The non-performing loan (NPL) ratio in Nepal, at 2.6 percent, is notably lower than the average NPL ratio of 7.5 percent observed in emerging markets. This suggests that the overall asset quality in the banking sector is considered satisfactory. However, some measures such as classifying overdue loans as “standard” could mask the actual asset quality, and the NPL ratio might be artificially lower. The NRB aims to ensure that banks’ loan classification correctly reflects the asset quality of the banking system and will review the loan classification policy, implement Nepal Financial Reporting Standards (NFRS 9) and the expected credit loss model (ECL). Furthermore, the NRB will review the directed lending guidelines and credit concentration to guide BFIs to concentrate on credit management rather than credit creation.

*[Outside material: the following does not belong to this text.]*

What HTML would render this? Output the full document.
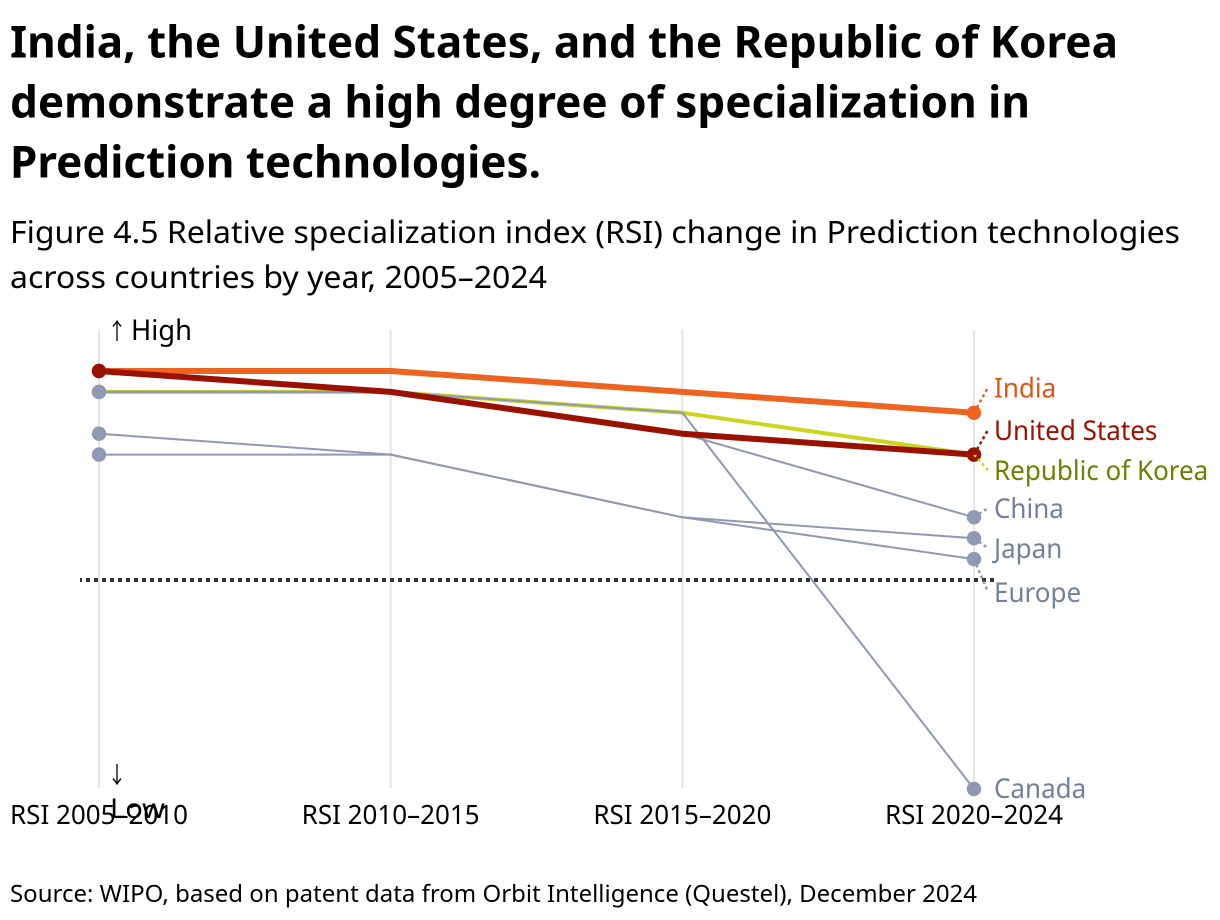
<!DOCTYPE html>
<html lang="en">
<head>
<meta charset="utf-8">
<title>Relative specialization index in Prediction technologies</title>
<style>
html,body{margin:0;padding:0;background:#fff;width:1220px;height:920px;overflow:hidden}
svg{display:block;font-family:"Noto Sans","Noto Sans CJK SC","Liberation Sans",sans-serif}
</style>
</head>
<body>
<svg id="chart" xmlns="http://www.w3.org/2000/svg" width="1220" height="920" viewBox="0 0 1220 920">
  <g>
    <text x="10" y="57.5" font-size="44" font-weight="700" fill="#000" textLength="1108" lengthAdjust="spacingAndGlyphs">India, the United States, and the Republic of Korea</text>
    <text x="10" y="117.5" font-size="44" font-weight="700" fill="#000" textLength="1020" lengthAdjust="spacingAndGlyphs">demonstrate a high degree of specialization in</text>
    <text x="10" y="177.5" font-size="44" font-weight="700" fill="#000" textLength="531" lengthAdjust="spacingAndGlyphs">Prediction technologies.</text>
    <text x="10" y="243" font-size="31" fill="#000" textLength="1170" lengthAdjust="spacingAndGlyphs">Figure 4.5 Relative specialization index (RSI) change in Prediction technologies</text>
    <text x="10" y="288" font-size="31" fill="#000" textLength="537" lengthAdjust="spacingAndGlyphs">across countries by year, 2005–2024</text>
  </g>
  <g id="grid"></g>
  <g id="baseline"></g>
  <g id="series"></g>
  <g id="dots"></g>
  <g id="leaders"></g>
  <g id="labels"></g>
  <g>
    <text x="107.5" y="339" font-size="23" fill="#000" textLength="19" lengthAdjust="spacingAndGlyphs">↑</text>
    <text x="131" y="340" font-size="28" fill="#000" textLength="61" lengthAdjust="spacingAndGlyphs">High</text>
    <text x="107.5" y="783" font-size="23" fill="#000" textLength="19" lengthAdjust="spacingAndGlyphs">↓</text>
    <text x="110" y="818" font-size="27" fill="#000" textLength="55" lengthAdjust="spacingAndGlyphs">Low</text>
  </g>
  <g id="ticks"></g>
  <text x="10" y="902" font-size="24" fill="#000" textLength="967" lengthAdjust="spacingAndGlyphs">Source: WIPO, based on patent data from Orbit Intelligence (Questel), December 2024</text>
</svg>
<script>
const periods = ["RSI 2005–2010", "RSI 2010–2015", "RSI 2015–2020", "RSI 2020–2024"];

const india = [1.0, 1.0, 0.9, 0.8];
const unitedStates = [1.0, 0.9, 0.7, 0.6];
const republicOfKorea = [0.9, 0.9, 0.8, 0.6];
const china = [0.9, 0.9, 0.7, 0.3];
const japan = [0.7, 0.6, 0.3, 0.2];
const europe = [0.6, 0.6, 0.3, 0.1];
const canada = [0.9, 0.9, 0.8, -1.0];

const seriesNames = ["Republic of Korea", "China", "Japan", "Europe", "Canada", "India", "United States"];
const seriesValues = [republicOfKorea, china, japan, europe, canada, india, unitedStates];
const labelAnchors = [0.526, 0.344, 0.153, -0.058, -0.995, 0.922, 0.718];
const labelText = ["Republic of Korea", "China", "Japan", "Europe", "Canada", "India", "United States"];

const NS = "http://www.w3.org/2000/svg";
const xAxis = i => 99 + i * (974 - 99) / (periods.length - 1);
const yAxis = v => 580 - 209 * v;

const styleFor = name => {
  if (name === "India") return { line: "#ec6420", text: "#dd5510", width: 6 };
  if (name === "United States") return { line: "#991100", text: "#991100", width: 6 };
  if (name === "Republic of Korea") return { line: "#cbd51f", text: "#6f7f00", width: 4 };
  return { line: "#8f99b3", text: "#737f9f", width: 2 };
};
const slug = s => s.toLowerCase().replace(/[^a-z0-9]+/g, "-");
const make = (parent, tag, attrs) => {
  const el = document.createElementNS(NS, tag);
  for (const k in attrs) el.setAttribute(k, attrs[k]);
  parent.appendChild(el);
  return el;
};

const gridG = document.getElementById("grid");
const tickG = document.getElementById("ticks");
periods.forEach((p, i) => {
  const g = make(gridG, "line", { x1: xAxis(i), x2: xAxis(i), y1: 330, y2: 788, stroke: "#e5e5e5", "stroke-width": 2 });
  
  
  const t = make(tickG, "text", { x: xAxis(i), y: 824, "font-size": 26, "text-anchor": "middle", fill: "#000", textLength: 178, lengthAdjust: "spacingAndGlyphs" });
  
  
  t.textContent = p;
});

const base = make(document.getElementById("baseline"), "line", { x1: 80, x2: 995, y1: yAxis(0), y2: yAxis(0), stroke: "#333", "stroke-width": 4, "stroke-dasharray": "4 4", "stroke-dashoffset": 2 });



const seriesG = document.getElementById("series");
const dotsG = document.getElementById("dots");
const leadersG = document.getElementById("leaders");
const labelsG = document.getElementById("labels");
const lastIndex = periods.length - 1;

seriesNames.forEach((name, s) => {
  const vals = seriesValues[s];
  const st = styleFor(name);
  const pts = vals.map((v, i) => xAxis(i) + "," + yAxis(v)).join(" ");
  const line = make(seriesG, "polyline", { points: pts, fill: "none", stroke: st.line, "stroke-width": st.width, "stroke-linejoin": "round" });
  
  
  [0, lastIndex].forEach(i => {
    const d = make(dotsG, "circle", { cx: xAxis(i), cy: yAxis(vals[i]), r: 7.2, fill: st.line });
    
    
  });
  const endY = yAxis(vals[lastIndex]);
  const anchorY = yAxis(labelAnchors[s]);
  if (Math.abs(anchorY - endY) > 2) {
    const l = make(leadersG, "line", { x1: xAxis(lastIndex), y1: endY, x2: xAxis(lastIndex) + 14, y2: anchorY, stroke: st.line, "stroke-width": 2.5, "stroke-dasharray": "3 3" });
    
    
  }
  const t = make(labelsG, "text", { x: xAxis(lastIndex) + 20, y: anchorY + 10, "font-size": 27, fill: st.text });
  
  
  t.textContent = labelText[s];
  t.setAttribute('textLength', t.getComputedTextLength() * 0.963);
  t.setAttribute('lengthAdjust', 'spacingAndGlyphs');
});
</script>
</body>
</html>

The NRB has taken steps to decrease the number of microfinance institutions through mergers and acquisitions. As of mid-June 2023, 63 microfinance financial institutions are currently in operation. The NRB is committed to establishing a dedicated regulatory body for the cooperative sector, as outlined in the 2023-24 budget. The lack of regulation has resulted in the collapse of cooperatives and increased instances of fraudulent activities. It is necessary to establish a dedicated regulatory body to tackle these issues effectively. The NRB will also implement a centralised “Know Your Customer” (KYC) system, introduce Macro Stress Testing Framework, improve regulatory capacity, enhance the quality of supervision, and upgrade data and regulatory systems to improve its autonomy and accountability framework.

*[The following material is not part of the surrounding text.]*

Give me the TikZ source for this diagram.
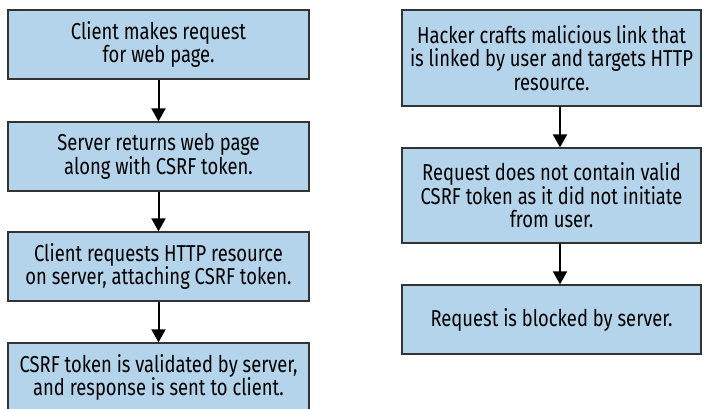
\documentclass[tikz,border=0pt]{standalone}
\usepackage{fontspec}
\setmainfont{Fira Sans}[FakeStretch=0.8]
\usetikzlibrary{arrows.meta}
\definecolor{boxfill}{HTML}{B3D4EA}
\definecolor{boxline}{HTML}{333333}
\tikzset{
  flowbox/.style={draw=boxline, line width=1.3pt, fill=boxfill, minimum height=#1, align=center,
    font=\fontsize{23}{23.5}\selectfont, inner sep=0pt},
  leftbox/.style={flowbox=69pt, minimum width=301pt},
  rightbox/.style={flowbox=#1, minimum width=299pt},
  arr/.style={draw=black, line width=2pt, -{Triangle[width=14pt,length=13pt]}}
}
\begin{document}
\begin{tikzpicture}[x=1pt,y=1pt]
\useasboundingbox (0,0) rectangle (704,-408);
\clip (0,0) rectangle (704,-408);
\node[leftbox] (L1) at (158.5,-44.5) {Client makes request\\for web page.};
\node[leftbox] (L2) at (158.5,-156.5) {Server returns web page\\along with CSRF token.};
\node[leftbox] (L3) at (158.5,-266.5) {Client requests HTTP resource\\on server, attaching CSRF token.};
\node[leftbox] (L4) at (158.5,-377.5) {CSRF token is validated by server,\\and response is sent to client.};
\node[rightbox=96pt] (R1) at (551.5,-58) {Hacker crafts malicious link that\\is linked by user and targets HTTP\\resource.};
\node[rightbox=95pt] (R2) at (551.5,-195.5) {Request does not contain valid\\CSRF token as it did not initiate\\from user.};
\node[rightbox=69pt] (R3) at (551.5,-319.5) {Request is blocked by server.};
\draw[arr] (L1.south) -- (L2.north);
\draw[arr] (L2.south) -- (L3.north);
\draw[arr] (L3.south) -- (L4.north);
\draw[arr] ([xshift=8.5pt]R1.south) -- ([xshift=8.5pt]R2.north);
\draw[arr] ([xshift=8.5pt]R2.south) -- ([xshift=8.5pt]R3.north);
\end{tikzpicture}
\end{document}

The NRB disclosed its intention to conduct research on the Central Bank Digital Currency (CBDC) in its monetary policy for the fiscal year 2021-22. The central bank has successfully prepared the concept report titled “Central Bank Digital Currency (CBDC): Identifying Suitable Policy Goals and Design for Nepal” to explore the implementation of the CBDC. On the digitalisation front, the NRB recently amended a digital payment licensing policy that will allow non-business businesses like hotels and travel to establish their digital payment system. Moreover, Nepal also inked an agreement with India, China and Sri Lanka for cross-border digital payment. These developments on the digital front facilitate smooth digital payment services inside and outside the country.

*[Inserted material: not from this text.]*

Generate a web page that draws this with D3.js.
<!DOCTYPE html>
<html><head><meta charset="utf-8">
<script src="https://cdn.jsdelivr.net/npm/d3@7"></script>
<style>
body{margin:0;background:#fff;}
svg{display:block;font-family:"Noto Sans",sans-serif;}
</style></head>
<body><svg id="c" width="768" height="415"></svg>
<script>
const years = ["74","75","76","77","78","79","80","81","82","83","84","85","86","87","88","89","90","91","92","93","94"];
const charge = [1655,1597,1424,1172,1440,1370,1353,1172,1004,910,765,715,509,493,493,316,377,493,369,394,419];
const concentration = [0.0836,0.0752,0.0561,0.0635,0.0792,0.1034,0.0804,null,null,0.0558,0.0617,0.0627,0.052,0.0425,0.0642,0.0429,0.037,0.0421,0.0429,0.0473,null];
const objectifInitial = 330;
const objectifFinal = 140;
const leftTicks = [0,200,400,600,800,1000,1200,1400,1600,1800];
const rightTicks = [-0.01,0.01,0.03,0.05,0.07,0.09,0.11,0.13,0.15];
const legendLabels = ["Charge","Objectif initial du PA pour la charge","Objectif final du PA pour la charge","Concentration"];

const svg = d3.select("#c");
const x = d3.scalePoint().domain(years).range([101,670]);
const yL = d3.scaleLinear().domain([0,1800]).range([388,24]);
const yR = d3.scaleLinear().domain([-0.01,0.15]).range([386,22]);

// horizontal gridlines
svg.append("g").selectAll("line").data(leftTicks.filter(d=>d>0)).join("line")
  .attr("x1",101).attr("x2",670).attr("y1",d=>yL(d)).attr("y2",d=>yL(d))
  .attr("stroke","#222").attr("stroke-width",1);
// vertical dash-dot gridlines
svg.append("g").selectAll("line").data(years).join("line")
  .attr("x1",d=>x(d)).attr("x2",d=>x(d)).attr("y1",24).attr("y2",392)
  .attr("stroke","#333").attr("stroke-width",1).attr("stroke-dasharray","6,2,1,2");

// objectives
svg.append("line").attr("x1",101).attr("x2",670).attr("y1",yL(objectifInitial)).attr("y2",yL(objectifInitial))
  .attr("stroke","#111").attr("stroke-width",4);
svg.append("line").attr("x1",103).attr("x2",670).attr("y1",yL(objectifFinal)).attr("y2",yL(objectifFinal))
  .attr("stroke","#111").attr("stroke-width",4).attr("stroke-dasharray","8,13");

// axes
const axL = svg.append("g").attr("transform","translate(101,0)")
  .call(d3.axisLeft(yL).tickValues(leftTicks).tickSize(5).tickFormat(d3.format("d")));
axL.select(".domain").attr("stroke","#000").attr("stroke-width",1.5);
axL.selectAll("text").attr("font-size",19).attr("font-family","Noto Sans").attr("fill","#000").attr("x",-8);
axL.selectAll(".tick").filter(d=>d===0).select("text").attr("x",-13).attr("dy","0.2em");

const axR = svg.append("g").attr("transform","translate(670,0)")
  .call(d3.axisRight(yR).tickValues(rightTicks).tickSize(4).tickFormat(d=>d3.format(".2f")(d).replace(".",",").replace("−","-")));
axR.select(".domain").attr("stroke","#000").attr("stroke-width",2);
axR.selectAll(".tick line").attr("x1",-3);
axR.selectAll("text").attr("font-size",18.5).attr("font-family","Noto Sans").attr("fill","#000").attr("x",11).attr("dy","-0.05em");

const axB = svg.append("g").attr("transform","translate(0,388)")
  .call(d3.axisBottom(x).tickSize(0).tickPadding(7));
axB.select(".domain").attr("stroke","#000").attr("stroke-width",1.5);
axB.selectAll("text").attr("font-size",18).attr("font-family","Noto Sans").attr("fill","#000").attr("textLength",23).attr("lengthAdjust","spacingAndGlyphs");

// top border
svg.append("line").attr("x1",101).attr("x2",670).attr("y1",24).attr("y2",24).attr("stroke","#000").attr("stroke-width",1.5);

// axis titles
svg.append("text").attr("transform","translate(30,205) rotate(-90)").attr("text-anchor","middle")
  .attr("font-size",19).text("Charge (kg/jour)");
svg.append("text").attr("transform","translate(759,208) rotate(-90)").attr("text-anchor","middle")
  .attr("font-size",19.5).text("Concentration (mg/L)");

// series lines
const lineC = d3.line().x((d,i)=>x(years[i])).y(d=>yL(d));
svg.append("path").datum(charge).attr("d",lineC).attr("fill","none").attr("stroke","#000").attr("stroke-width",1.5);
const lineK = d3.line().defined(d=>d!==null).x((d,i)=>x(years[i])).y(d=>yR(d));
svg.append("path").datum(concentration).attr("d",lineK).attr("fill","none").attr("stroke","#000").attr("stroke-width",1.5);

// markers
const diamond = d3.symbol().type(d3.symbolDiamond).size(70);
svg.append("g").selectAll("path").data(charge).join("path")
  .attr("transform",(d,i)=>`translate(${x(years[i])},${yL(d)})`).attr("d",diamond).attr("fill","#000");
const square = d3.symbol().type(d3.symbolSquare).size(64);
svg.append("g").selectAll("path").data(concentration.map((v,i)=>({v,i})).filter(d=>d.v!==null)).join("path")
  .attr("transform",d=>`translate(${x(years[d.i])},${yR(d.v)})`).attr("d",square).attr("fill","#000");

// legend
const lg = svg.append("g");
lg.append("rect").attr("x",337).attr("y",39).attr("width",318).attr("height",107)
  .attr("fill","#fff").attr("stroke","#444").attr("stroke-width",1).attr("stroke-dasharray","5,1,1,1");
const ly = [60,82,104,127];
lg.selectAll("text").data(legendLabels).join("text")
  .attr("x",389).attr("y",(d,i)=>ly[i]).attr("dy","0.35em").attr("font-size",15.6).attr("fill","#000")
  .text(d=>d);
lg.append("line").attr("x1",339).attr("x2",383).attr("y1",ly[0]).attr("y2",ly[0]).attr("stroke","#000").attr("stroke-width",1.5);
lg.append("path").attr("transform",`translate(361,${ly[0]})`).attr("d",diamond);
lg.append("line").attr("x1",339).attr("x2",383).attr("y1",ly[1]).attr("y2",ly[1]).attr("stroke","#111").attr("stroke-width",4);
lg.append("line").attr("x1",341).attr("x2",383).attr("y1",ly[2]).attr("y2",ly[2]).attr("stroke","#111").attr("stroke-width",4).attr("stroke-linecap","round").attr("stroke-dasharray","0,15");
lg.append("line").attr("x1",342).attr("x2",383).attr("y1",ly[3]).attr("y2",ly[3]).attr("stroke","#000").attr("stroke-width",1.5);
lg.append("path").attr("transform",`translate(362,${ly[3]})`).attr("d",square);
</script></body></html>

The NRB’s monetary policy presents several positive measures, and its effectiveness in implementing these measures will be crucial. Increased foreign reserves due to higher remittances and lower interest rates are gradually making the country’s economy vibrant. Lower interest rates can encourage borrowing and investment, potentially impacting consumer spending, business expansion and overall economic growth. The central bank appears mindful of the potential adverse effects of higher interest rates on economic recovery while remaining committed to keeping inflation in check. However, taming inflation will require a coordinated approach between monetary and fiscal policies.